● Task instructions
Locate the lines that hold the string "this". Copy every such line.

— BEGIN —

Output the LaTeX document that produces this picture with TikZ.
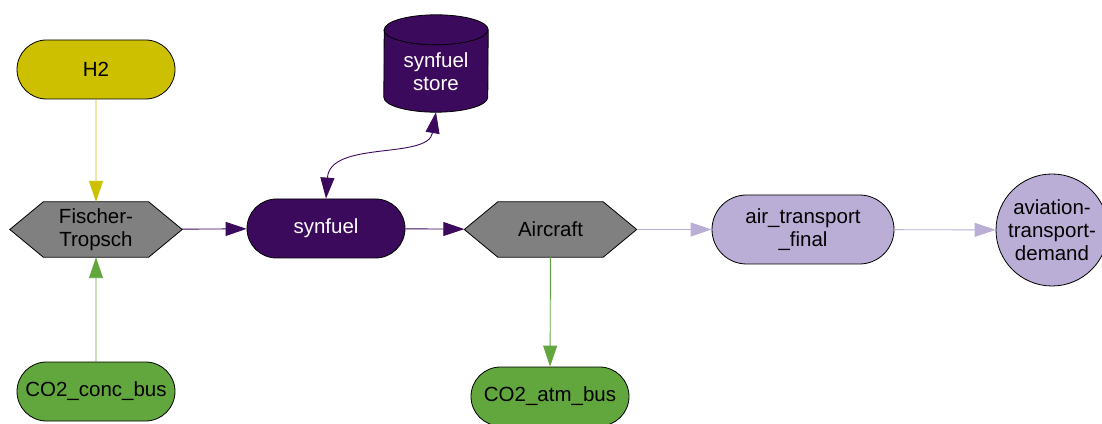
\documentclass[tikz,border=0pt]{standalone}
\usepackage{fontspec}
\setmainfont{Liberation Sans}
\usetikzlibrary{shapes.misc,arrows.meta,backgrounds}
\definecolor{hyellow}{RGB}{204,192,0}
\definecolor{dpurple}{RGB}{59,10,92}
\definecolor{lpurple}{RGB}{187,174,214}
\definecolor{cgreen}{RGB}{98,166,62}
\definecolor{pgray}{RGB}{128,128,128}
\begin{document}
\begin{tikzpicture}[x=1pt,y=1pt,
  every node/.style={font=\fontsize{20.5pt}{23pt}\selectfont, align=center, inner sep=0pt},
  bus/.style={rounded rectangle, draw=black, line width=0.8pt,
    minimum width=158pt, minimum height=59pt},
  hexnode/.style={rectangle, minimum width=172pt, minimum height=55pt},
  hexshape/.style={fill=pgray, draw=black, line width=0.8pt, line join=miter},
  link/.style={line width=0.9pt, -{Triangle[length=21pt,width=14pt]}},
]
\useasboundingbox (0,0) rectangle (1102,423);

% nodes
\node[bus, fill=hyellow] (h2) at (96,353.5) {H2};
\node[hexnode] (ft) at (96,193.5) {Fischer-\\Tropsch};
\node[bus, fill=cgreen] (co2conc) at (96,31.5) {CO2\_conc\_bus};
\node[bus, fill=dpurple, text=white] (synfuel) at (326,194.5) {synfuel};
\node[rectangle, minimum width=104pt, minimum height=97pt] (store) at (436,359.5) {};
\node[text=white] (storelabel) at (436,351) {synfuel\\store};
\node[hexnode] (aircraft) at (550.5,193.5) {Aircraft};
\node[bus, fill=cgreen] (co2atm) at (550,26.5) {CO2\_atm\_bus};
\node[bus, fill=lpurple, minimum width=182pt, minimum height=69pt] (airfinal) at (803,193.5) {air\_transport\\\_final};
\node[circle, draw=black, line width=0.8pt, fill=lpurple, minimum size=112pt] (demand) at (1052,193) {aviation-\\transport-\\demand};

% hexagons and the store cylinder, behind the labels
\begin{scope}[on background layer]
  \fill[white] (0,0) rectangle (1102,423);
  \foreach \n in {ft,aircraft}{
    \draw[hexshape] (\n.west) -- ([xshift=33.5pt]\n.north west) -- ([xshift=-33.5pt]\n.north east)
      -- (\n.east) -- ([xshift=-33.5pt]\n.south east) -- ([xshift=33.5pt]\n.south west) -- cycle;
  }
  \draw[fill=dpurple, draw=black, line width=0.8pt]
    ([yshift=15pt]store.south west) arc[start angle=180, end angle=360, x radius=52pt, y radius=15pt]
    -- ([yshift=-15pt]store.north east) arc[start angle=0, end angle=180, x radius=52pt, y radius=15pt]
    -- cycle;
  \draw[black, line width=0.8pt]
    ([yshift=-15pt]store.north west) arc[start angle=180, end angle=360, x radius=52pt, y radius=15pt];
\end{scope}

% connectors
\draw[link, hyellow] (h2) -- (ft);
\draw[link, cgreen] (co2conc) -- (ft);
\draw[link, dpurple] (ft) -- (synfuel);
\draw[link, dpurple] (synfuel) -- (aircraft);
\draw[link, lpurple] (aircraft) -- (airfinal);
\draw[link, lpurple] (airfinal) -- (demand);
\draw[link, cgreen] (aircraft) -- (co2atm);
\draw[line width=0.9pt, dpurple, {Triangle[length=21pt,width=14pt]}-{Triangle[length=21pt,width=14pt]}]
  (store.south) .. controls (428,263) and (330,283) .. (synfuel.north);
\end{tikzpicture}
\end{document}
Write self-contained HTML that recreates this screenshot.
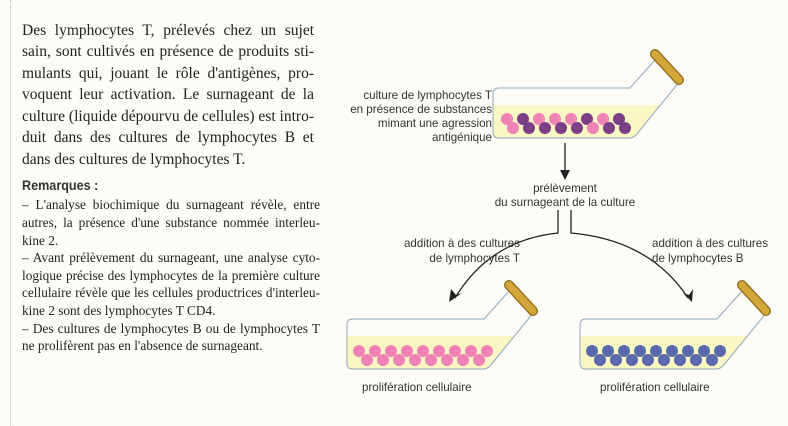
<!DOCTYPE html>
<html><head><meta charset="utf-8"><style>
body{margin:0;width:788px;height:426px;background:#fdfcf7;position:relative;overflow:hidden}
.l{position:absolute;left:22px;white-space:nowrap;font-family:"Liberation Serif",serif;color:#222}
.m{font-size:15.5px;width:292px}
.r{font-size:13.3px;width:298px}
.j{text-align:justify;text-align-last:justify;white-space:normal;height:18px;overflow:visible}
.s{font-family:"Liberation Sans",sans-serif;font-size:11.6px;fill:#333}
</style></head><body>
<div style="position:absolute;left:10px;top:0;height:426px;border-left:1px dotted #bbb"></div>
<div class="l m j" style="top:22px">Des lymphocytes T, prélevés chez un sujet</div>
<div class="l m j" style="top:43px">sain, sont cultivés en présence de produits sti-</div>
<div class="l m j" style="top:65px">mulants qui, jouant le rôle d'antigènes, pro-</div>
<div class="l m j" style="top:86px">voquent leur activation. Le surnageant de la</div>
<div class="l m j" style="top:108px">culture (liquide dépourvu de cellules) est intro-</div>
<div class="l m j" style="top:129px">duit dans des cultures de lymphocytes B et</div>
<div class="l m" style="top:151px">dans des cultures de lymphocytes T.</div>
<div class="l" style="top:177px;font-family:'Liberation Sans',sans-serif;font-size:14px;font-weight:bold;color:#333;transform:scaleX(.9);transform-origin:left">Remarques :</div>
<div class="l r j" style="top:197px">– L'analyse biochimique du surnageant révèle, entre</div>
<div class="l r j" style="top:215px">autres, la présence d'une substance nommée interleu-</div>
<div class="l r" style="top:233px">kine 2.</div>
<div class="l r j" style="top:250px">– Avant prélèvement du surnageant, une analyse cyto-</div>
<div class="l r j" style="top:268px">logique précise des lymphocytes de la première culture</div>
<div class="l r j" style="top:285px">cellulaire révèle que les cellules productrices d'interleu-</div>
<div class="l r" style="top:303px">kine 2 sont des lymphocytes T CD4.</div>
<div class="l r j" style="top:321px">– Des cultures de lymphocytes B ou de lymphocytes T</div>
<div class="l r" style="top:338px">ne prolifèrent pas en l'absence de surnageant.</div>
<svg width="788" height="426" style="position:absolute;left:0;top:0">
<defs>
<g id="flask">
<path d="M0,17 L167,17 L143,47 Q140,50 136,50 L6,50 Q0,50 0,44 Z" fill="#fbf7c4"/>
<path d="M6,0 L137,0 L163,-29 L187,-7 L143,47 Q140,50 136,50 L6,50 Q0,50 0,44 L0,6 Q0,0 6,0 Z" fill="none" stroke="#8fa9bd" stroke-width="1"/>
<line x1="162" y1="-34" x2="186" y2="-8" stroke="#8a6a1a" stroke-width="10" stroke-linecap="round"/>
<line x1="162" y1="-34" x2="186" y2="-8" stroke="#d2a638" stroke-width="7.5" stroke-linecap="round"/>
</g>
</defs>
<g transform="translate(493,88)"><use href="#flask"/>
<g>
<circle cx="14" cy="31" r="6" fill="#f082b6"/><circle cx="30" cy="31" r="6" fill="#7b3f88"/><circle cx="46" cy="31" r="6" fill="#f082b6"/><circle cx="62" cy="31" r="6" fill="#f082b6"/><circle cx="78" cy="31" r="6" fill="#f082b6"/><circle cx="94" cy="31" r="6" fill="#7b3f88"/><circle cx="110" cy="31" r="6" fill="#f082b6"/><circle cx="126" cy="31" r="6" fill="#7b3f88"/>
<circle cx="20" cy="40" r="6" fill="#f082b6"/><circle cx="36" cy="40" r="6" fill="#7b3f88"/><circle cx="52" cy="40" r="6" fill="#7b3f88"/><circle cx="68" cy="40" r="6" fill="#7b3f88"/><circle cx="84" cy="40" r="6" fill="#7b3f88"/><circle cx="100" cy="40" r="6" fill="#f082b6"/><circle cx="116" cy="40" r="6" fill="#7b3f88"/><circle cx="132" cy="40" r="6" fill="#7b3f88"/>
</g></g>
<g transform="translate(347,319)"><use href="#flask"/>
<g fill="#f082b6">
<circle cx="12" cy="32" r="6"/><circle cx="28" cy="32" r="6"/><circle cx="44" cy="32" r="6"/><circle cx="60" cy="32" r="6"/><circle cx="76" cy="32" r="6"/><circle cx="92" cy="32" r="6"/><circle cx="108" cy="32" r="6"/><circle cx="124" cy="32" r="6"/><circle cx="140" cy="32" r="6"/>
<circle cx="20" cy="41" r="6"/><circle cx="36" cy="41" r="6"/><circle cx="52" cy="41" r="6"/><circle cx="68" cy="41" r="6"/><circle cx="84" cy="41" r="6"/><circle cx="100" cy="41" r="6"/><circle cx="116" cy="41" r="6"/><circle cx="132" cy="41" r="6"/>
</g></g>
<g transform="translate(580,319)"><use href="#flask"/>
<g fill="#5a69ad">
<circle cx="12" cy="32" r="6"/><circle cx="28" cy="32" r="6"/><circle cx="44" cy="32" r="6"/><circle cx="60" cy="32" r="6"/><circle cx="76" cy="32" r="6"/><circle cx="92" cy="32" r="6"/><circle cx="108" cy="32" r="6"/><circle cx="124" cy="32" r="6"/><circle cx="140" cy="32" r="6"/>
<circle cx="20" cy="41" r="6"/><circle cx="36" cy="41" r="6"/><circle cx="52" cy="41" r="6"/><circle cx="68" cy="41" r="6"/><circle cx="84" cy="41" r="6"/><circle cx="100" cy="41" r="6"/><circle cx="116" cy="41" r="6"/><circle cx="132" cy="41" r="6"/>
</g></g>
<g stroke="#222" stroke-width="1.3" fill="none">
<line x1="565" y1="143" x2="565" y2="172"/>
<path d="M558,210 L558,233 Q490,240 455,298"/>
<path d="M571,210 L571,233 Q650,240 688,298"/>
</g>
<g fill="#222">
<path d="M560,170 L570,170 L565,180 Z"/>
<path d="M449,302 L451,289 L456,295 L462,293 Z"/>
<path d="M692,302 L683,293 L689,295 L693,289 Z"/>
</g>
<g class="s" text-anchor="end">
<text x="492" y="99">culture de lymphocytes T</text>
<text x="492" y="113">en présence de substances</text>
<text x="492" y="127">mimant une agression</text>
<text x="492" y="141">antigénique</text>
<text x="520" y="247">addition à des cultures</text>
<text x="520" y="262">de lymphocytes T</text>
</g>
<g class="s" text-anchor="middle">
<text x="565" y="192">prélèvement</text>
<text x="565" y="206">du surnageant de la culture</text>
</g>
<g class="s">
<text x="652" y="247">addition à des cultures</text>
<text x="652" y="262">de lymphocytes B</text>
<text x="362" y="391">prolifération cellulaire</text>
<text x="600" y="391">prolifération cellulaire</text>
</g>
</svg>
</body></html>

— END —

● Worked solution
Output the LaTeX document that produces this picture with TikZ.
Write self-contained HTML that recreates this screenshot.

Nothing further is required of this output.